**Goal:**
Everything from the first line of the data below through the line that contains "age increases substantially.</div>" should be written out exactly, please, and nothing more; the pictures stay out.
·····
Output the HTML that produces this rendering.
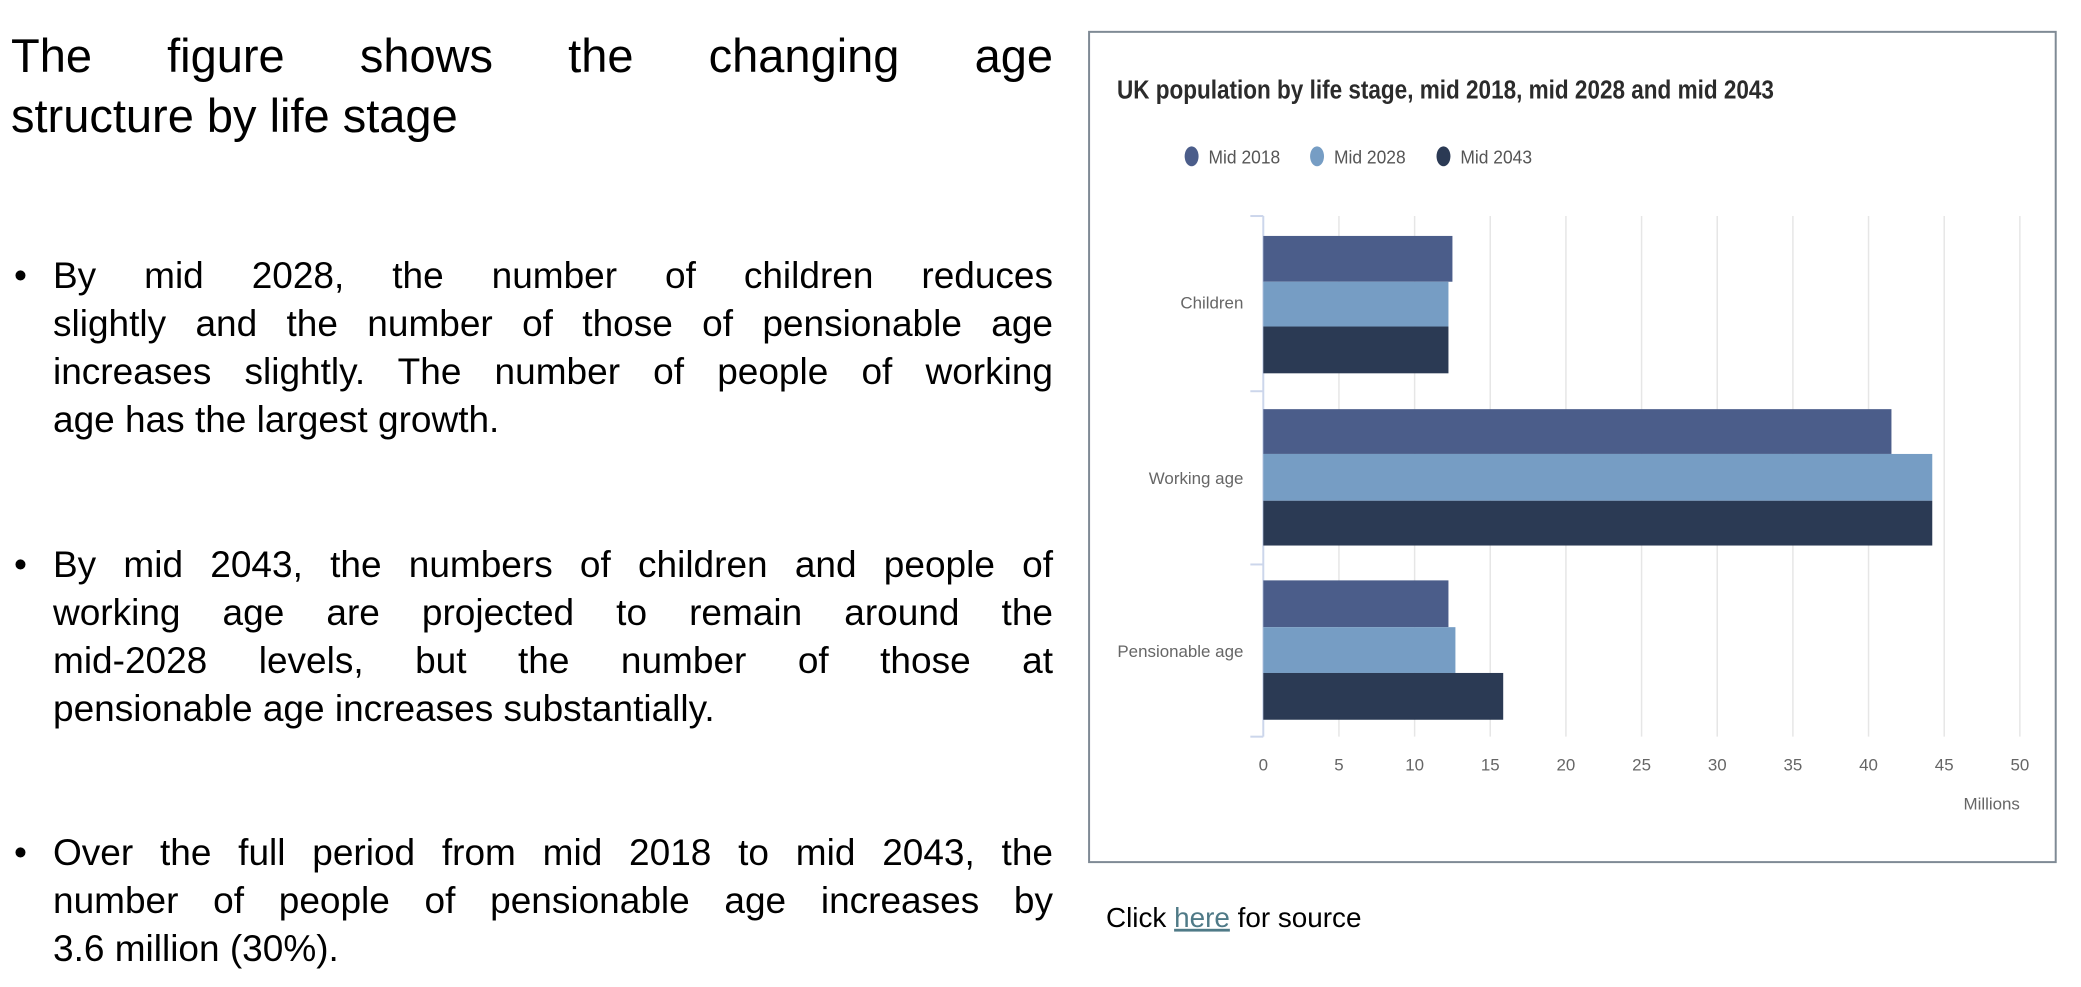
<!DOCTYPE html>
<html><head><meta charset="utf-8">
<style>
html,body{margin:0;padding:0;background:#fff;}
body{width:2081px;height:987px;position:relative;overflow:hidden;font-family:"Liberation Sans",sans-serif;color:#000;}
.l{position:absolute;left:53px;width:1000px;white-space:nowrap;font-size:37px;line-height:48px;}
.j{text-align:justify;text-align-last:justify;}
.t{position:absolute;left:11px;width:1042px;font-size:47px;line-height:60px;white-space:nowrap;}
.b{position:absolute;left:14px;font-size:37px;line-height:48px;}
svg{position:absolute;left:0;top:0;}
</style></head><body>
<div class="t j" style="top:26px">The figure shows the changing age</div>
<div class="t" style="top:86px">structure by life stage</div>

<div class="b" style="top:252px">•</div>
<div class="l j" style="top:252px">By mid 2028, the number of children reduces</div>
<div class="l j" style="top:300px">slightly and the number of those of pensionable age</div>
<div class="l j" style="top:348px">increases slightly. The number of people of working</div>
<div class="l" style="top:396px">age has the largest growth.</div>

<div class="b" style="top:541px">•</div>
<div class="l j" style="top:541px">By mid 2043, the numbers of children and people of</div>
<div class="l j" style="top:589px">working age are projected to remain around the</div>
<div class="l j" style="top:637px">mid-2028 levels, but the number of those at</div>
<div class="l" style="top:685px">pensionable age increases substantially.</div>

<div class="b" style="top:829px">•</div>
<div class="l j" style="top:829px">Over the full period from mid 2018 to mid 2043, the</div>
<div class="l j" style="top:877px">number of people of pensionable age increases by</div>
<div class="l" style="top:925px">3.6 million (30%).</div>

<svg width="2081" height="987" xmlns="http://www.w3.org/2000/svg" font-family="Liberation Sans, sans-serif">
<g transform="scale(0.9955)">
<rect x="1094" y="32" width="971" height="834" fill="#fff" stroke="#7f8a95" stroke-width="2"/>
<text x="1122" y="99" font-size="26" font-weight="bold" fill="#2b2b2b" textLength="660" lengthAdjust="spacingAndGlyphs">UK population by life stage, mid 2018, mid 2028 and mid 2043</text>
<ellipse cx="1197" cy="157" rx="7" ry="10" fill="#4b5d8a"/>
<text x="1214" y="164" font-size="19" fill="#555" textLength="72" lengthAdjust="spacingAndGlyphs">Mid 2018</text>
<ellipse cx="1323" cy="157" rx="7" ry="10" fill="#769dc4"/>
<text x="1340" y="164" font-size="19" fill="#555" textLength="72" lengthAdjust="spacingAndGlyphs">Mid 2028</text>
<ellipse cx="1450" cy="157" rx="7" ry="10" fill="#2b3a54"/>
<text x="1467" y="164" font-size="19" fill="#555" textLength="72" lengthAdjust="spacingAndGlyphs">Mid 2043</text>
<g stroke="#e6e6e6" stroke-width="1.5">
<line x1="1345" y1="217" x2="1345" y2="740"/><line x1="1421" y1="217" x2="1421" y2="740"/>
<line x1="1497" y1="217" x2="1497" y2="740"/><line x1="1573" y1="217" x2="1573" y2="740"/>
<line x1="1649" y1="217" x2="1649" y2="740"/><line x1="1725" y1="217" x2="1725" y2="740"/>
<line x1="1801" y1="217" x2="1801" y2="740"/><line x1="1877" y1="217" x2="1877" y2="740"/>
<line x1="1953" y1="217" x2="1953" y2="740"/><line x1="2029" y1="217" x2="2029" y2="740"/>
</g>
<g stroke="#ccd6eb" stroke-width="2">
<line x1="1269" y1="217" x2="1269" y2="740"/>
<line x1="1256" y1="217" x2="1269" y2="217"/><line x1="1256" y1="393" x2="1269" y2="393"/>
<line x1="1256" y1="567" x2="1269" y2="567"/><line x1="1256" y1="740" x2="1269" y2="740"/>
</g>
<rect x="1269" y="237" width="190" height="46" fill="#4b5d8a"/>
<rect x="1269" y="283" width="186" height="45" fill="#769dc4"/>
<rect x="1269" y="328" width="186" height="47" fill="#2b3a54"/>
<rect x="1269" y="411" width="631" height="45" fill="#4b5d8a"/>
<rect x="1269" y="456" width="672" height="47" fill="#769dc4"/>
<rect x="1269" y="503" width="672" height="45" fill="#2b3a54"/>
<rect x="1269" y="583" width="186" height="47" fill="#4b5d8a"/>
<rect x="1269" y="630" width="193" height="46" fill="#769dc4"/>
<rect x="1269" y="676" width="241" height="47" fill="#2b3a54"/>
<g font-size="17" fill="#666" text-anchor="end">
<text x="1249" y="310">Children</text>
<text x="1249" y="486">Working age</text>
<text x="1249" y="660">Pensionable age</text>
</g>
<g font-size="17" fill="#666" text-anchor="middle">
<text x="1269" y="774">0</text><text x="1345" y="774">5</text><text x="1421" y="774">10</text>
<text x="1497" y="774">15</text><text x="1573" y="774">20</text><text x="1649" y="774">25</text>
<text x="1725" y="774">30</text><text x="1801" y="774">35</text><text x="1877" y="774">40</text>
<text x="1953" y="774">45</text><text x="2029" y="774">50</text>
</g>
<text x="2029" y="813" font-size="17" fill="#666" text-anchor="end">Millions</text>
<text x="1111" y="931" font-size="28" fill="#000">Click <tspan fill="#4f7a87" text-decoration="underline">here</tspan> for source</text>
</g>
</svg>
</body></html>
·····
**The reply:**
Output the HTML that produces this rendering.
<!DOCTYPE html>
<html><head><meta charset="utf-8">
<style>
html,body{margin:0;padding:0;background:#fff;}
body{width:2081px;height:987px;position:relative;overflow:hidden;font-family:"Liberation Sans",sans-serif;color:#000;}
.l{position:absolute;left:53px;width:1000px;white-space:nowrap;font-size:37px;line-height:48px;}
.j{text-align:justify;text-align-last:justify;}
.t{position:absolute;left:11px;width:1042px;font-size:47px;line-height:60px;white-space:nowrap;}
.b{position:absolute;left:14px;font-size:37px;line-height:48px;}
svg{position:absolute;left:0;top:0;}
</style></head><body>
<div class="t j" style="top:26px">The figure shows the changing age</div>
<div class="t" style="top:86px">structure by life stage</div>

<div class="b" style="top:252px">•</div>
<div class="l j" style="top:252px">By mid 2028, the number of children reduces</div>
<div class="l j" style="top:300px">slightly and the number of those of pensionable age</div>
<div class="l j" style="top:348px">increases slightly. The number of people of working</div>
<div class="l" style="top:396px">age has the largest growth.</div>

<div class="b" style="top:541px">•</div>
<div class="l j" style="top:541px">By mid 2043, the numbers of children and people of</div>
<div class="l j" style="top:589px">working age are projected to remain around the</div>
<div class="l j" style="top:637px">mid-2028 levels, but the number of those at</div>
<div class="l" style="top:685px">pensionable age increases substantially.</div>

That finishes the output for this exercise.